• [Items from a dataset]
(begin)

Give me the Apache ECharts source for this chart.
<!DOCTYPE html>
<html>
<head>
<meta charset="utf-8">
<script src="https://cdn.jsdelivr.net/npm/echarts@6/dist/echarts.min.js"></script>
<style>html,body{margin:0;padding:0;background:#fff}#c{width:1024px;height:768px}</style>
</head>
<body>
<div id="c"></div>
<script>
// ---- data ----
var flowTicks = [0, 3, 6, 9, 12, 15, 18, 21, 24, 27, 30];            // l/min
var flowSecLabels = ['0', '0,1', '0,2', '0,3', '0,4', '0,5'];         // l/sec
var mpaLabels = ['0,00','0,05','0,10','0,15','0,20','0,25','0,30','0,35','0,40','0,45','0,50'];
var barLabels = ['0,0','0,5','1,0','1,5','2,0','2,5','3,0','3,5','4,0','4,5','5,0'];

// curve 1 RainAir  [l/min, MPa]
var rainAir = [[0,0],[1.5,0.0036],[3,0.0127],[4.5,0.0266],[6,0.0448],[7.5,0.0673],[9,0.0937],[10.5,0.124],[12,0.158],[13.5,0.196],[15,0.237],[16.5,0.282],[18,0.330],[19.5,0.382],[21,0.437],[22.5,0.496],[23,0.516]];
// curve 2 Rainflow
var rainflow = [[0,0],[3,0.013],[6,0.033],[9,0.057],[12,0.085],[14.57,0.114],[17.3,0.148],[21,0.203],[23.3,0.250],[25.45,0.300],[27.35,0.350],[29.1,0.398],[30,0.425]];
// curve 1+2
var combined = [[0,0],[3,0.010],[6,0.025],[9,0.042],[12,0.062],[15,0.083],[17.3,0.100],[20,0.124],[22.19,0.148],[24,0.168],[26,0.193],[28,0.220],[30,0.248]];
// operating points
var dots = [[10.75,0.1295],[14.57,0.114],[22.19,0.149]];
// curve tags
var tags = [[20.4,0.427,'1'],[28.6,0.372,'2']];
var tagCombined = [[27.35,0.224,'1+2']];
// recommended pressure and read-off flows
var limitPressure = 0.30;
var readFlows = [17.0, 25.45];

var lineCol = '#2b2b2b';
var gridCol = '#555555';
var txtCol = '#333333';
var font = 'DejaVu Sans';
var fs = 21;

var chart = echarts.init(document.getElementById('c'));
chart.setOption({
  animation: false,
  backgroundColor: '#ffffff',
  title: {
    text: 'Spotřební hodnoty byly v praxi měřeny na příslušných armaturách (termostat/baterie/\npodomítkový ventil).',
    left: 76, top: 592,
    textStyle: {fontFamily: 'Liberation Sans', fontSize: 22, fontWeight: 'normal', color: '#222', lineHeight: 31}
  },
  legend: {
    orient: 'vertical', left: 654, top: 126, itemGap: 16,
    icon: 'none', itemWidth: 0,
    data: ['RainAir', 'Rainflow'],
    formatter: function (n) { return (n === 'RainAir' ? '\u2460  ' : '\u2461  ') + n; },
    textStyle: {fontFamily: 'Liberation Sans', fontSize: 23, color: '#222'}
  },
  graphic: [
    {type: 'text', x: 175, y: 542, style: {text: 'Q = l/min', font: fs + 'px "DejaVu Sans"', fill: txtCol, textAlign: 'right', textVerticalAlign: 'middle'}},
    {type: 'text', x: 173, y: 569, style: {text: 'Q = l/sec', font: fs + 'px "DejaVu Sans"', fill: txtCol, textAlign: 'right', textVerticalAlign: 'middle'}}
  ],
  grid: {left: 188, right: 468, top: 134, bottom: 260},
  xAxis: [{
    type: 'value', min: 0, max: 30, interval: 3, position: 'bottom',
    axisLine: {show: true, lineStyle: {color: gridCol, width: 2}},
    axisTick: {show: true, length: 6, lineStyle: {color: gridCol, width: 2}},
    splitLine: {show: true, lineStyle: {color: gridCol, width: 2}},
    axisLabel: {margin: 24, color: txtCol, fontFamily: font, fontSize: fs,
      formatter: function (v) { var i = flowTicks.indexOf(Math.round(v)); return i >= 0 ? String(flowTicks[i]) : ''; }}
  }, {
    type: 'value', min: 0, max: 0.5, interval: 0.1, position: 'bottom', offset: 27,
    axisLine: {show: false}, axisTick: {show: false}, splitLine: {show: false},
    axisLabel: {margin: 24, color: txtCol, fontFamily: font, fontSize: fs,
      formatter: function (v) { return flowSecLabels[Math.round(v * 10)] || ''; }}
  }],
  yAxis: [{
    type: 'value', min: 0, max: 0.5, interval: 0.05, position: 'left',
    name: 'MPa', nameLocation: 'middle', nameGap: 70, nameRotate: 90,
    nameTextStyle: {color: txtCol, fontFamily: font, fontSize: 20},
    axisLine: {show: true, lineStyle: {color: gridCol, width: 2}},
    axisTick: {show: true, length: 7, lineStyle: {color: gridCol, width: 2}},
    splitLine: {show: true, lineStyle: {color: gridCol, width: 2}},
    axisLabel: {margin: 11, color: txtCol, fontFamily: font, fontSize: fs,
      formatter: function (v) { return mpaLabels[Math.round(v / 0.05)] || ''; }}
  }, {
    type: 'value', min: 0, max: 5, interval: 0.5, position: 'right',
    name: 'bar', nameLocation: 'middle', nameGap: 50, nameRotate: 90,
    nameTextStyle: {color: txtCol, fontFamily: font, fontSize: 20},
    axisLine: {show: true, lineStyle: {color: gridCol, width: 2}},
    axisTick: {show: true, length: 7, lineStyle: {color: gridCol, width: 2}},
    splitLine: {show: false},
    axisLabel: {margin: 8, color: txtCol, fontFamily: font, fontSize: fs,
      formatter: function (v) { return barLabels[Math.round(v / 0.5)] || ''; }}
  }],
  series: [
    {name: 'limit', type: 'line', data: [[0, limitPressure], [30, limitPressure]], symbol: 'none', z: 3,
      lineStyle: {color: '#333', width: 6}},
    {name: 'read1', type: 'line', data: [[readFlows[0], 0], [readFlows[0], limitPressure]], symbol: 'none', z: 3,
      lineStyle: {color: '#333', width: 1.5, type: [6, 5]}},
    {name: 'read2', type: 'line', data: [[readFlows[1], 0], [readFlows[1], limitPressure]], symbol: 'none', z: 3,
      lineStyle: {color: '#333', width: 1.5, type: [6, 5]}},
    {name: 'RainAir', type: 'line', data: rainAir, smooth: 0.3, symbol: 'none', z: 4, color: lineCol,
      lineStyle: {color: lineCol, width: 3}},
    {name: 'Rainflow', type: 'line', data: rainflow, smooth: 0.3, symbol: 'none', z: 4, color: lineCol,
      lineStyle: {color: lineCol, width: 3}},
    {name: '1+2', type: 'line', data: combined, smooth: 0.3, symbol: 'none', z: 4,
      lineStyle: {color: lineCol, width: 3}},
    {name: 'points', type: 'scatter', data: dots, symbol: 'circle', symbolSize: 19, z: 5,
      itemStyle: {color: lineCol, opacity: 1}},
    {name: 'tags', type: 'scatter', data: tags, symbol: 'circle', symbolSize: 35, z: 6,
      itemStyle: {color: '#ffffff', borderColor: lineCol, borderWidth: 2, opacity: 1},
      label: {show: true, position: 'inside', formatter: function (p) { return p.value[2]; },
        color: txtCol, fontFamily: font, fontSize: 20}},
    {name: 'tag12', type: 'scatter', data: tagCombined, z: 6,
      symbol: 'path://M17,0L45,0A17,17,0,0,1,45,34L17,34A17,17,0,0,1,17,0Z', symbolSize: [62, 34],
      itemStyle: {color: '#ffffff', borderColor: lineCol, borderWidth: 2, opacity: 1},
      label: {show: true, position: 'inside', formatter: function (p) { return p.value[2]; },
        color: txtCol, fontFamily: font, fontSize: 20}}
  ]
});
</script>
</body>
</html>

(end)
(begin)

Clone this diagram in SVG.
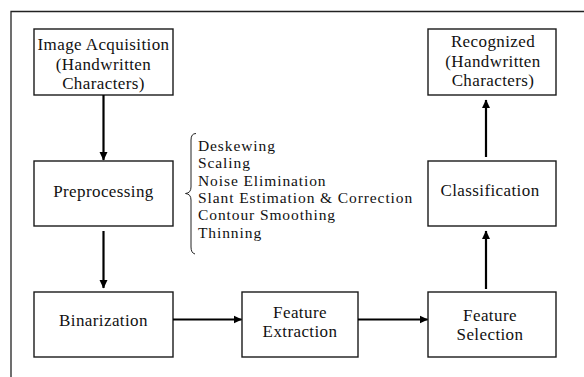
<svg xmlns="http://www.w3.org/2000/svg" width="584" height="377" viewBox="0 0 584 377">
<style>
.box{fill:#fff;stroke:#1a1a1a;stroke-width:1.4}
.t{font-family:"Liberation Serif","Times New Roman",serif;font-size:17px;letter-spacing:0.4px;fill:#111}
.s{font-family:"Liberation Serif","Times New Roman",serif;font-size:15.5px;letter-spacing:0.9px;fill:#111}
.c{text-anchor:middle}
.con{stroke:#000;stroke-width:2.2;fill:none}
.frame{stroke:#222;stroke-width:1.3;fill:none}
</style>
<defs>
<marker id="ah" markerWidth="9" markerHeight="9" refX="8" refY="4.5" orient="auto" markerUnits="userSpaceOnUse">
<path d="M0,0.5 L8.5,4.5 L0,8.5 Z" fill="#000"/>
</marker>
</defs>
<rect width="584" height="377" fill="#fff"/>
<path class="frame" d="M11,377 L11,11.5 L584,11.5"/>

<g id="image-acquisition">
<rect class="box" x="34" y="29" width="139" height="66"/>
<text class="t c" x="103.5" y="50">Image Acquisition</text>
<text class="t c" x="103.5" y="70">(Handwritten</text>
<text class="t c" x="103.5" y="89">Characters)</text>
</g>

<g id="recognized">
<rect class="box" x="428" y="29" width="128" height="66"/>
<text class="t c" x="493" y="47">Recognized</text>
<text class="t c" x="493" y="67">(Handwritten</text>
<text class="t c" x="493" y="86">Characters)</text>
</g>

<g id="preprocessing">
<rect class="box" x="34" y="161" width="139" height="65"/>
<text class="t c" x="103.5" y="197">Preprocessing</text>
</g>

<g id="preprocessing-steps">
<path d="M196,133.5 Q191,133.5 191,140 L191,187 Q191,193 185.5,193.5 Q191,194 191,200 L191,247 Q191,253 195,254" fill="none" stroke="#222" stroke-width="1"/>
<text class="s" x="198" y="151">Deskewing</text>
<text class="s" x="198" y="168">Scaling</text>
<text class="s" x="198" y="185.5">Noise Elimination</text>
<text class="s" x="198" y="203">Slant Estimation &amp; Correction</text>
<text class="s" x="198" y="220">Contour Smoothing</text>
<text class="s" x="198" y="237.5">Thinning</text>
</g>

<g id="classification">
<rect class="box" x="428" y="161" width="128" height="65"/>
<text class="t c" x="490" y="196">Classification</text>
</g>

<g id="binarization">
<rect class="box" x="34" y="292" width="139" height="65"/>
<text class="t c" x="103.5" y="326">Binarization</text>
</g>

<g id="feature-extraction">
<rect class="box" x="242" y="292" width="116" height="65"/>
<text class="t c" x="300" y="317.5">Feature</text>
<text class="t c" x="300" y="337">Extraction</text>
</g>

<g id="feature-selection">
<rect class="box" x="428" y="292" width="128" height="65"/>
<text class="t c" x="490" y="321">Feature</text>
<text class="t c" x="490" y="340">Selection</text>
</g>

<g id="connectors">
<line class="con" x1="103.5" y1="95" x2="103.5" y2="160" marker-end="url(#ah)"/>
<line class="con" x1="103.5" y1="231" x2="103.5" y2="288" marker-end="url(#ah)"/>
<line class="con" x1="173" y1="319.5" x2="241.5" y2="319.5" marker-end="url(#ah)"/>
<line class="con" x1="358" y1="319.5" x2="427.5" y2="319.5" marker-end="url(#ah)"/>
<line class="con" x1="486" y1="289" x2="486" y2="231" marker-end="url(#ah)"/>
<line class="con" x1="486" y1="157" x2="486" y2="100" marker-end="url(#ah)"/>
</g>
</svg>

(end)
(begin)

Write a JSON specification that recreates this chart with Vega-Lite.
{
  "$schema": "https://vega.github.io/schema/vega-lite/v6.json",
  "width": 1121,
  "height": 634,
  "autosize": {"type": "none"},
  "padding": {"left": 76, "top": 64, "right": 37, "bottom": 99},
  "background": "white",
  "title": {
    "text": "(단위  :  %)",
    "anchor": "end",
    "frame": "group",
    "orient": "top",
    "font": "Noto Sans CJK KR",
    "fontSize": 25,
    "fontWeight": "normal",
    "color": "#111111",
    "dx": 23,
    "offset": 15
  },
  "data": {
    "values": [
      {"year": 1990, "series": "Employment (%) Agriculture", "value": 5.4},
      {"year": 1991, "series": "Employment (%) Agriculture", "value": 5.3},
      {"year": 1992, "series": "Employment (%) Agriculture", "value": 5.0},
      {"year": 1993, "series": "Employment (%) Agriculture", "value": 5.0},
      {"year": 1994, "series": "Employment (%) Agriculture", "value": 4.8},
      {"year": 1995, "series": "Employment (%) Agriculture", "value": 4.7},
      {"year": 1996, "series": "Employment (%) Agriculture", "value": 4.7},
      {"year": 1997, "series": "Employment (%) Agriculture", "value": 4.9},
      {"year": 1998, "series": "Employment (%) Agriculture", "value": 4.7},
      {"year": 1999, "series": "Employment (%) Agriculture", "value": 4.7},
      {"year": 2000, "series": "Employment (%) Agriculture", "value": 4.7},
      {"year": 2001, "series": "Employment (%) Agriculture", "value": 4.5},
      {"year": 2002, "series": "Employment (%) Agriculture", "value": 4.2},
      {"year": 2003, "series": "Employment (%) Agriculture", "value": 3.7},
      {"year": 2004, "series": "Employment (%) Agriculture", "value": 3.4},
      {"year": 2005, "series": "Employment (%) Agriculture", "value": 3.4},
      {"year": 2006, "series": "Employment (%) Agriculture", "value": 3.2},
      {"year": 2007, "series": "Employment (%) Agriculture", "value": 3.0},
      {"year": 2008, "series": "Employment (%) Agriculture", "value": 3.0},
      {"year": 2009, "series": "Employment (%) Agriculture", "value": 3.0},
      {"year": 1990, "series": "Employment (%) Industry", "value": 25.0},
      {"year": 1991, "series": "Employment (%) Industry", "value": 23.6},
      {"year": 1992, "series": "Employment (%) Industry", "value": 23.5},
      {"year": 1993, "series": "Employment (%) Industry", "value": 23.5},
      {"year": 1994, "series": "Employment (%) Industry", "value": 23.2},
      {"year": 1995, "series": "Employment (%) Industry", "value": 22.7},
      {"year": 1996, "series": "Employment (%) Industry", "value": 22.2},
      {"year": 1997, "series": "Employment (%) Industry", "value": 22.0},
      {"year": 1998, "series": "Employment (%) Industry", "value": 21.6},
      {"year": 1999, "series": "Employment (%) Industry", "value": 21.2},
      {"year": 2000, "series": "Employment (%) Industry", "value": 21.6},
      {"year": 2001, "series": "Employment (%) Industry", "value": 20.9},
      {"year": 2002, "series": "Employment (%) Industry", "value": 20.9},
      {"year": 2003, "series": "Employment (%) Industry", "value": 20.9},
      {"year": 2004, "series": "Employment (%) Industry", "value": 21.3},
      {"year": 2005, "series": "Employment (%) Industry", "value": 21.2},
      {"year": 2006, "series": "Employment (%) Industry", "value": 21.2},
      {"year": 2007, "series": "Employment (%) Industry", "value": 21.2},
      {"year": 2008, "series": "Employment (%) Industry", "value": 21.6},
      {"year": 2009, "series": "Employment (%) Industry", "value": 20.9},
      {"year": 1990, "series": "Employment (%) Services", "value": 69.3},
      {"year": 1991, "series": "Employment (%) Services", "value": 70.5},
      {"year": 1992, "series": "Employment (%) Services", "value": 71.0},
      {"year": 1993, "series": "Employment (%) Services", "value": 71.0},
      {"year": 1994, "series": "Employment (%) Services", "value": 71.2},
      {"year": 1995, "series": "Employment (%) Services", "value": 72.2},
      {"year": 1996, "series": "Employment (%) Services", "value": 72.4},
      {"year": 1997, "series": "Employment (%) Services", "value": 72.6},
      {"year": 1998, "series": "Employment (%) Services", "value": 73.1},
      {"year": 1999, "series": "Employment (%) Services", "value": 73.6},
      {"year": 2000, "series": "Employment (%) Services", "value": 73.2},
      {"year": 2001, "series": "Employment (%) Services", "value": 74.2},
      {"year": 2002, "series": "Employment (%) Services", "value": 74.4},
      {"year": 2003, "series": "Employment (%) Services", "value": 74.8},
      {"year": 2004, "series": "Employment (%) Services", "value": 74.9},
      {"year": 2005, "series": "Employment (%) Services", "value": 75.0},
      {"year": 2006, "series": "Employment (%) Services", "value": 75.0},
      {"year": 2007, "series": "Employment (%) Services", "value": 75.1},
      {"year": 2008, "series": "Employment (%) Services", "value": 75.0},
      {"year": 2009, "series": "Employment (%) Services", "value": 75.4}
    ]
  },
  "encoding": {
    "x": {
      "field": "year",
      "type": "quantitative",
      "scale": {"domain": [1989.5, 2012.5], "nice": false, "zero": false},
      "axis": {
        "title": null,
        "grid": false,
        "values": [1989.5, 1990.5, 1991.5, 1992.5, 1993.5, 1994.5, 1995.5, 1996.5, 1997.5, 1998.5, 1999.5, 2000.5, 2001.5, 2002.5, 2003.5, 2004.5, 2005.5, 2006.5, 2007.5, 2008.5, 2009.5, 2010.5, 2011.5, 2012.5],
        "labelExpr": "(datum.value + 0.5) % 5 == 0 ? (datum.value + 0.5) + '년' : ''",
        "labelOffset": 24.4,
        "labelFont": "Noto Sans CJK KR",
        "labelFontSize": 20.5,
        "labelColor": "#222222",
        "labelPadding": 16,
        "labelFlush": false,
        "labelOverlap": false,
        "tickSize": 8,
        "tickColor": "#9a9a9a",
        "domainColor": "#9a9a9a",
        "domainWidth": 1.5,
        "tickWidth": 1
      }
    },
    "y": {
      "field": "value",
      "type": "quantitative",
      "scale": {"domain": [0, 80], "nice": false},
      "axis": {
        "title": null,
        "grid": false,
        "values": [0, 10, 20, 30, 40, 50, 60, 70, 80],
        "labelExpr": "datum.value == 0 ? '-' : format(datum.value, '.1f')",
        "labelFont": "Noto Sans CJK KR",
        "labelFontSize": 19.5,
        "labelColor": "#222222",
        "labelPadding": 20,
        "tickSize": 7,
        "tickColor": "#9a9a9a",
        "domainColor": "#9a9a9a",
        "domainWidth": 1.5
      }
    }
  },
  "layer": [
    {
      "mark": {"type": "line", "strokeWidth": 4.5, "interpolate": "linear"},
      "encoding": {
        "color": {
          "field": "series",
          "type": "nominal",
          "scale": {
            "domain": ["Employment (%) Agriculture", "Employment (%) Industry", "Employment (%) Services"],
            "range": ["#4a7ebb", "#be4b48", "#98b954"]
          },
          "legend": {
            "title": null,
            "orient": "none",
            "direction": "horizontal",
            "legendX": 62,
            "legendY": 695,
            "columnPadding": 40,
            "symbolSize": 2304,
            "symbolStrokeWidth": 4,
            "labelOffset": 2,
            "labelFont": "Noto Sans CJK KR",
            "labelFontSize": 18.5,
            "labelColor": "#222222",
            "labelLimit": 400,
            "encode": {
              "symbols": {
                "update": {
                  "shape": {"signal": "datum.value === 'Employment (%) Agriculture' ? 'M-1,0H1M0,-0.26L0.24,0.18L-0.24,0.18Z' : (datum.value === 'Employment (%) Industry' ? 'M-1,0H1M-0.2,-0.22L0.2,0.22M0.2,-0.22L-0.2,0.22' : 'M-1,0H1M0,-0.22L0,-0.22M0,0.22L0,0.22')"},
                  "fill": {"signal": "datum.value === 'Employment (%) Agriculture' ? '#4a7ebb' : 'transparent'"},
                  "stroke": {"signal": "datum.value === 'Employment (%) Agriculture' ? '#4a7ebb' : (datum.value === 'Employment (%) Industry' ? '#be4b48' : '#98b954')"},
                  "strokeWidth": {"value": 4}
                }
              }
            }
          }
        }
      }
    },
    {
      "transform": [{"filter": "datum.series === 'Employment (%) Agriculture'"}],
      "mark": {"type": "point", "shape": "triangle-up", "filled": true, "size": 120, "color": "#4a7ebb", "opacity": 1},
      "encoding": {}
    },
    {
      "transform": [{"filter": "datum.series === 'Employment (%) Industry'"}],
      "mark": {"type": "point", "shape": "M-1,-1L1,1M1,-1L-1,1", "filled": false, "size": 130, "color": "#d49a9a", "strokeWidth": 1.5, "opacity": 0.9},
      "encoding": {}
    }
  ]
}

(end)

• [YOUR TASK] Filter the records above for lines containing the word "this", and copy those lines.

• [FULL RESPONSE]
Give me the Apache ECharts source for this chart.
Clone this diagram in SVG.
Write a JSON specification that recreates this chart with Vega-Lite.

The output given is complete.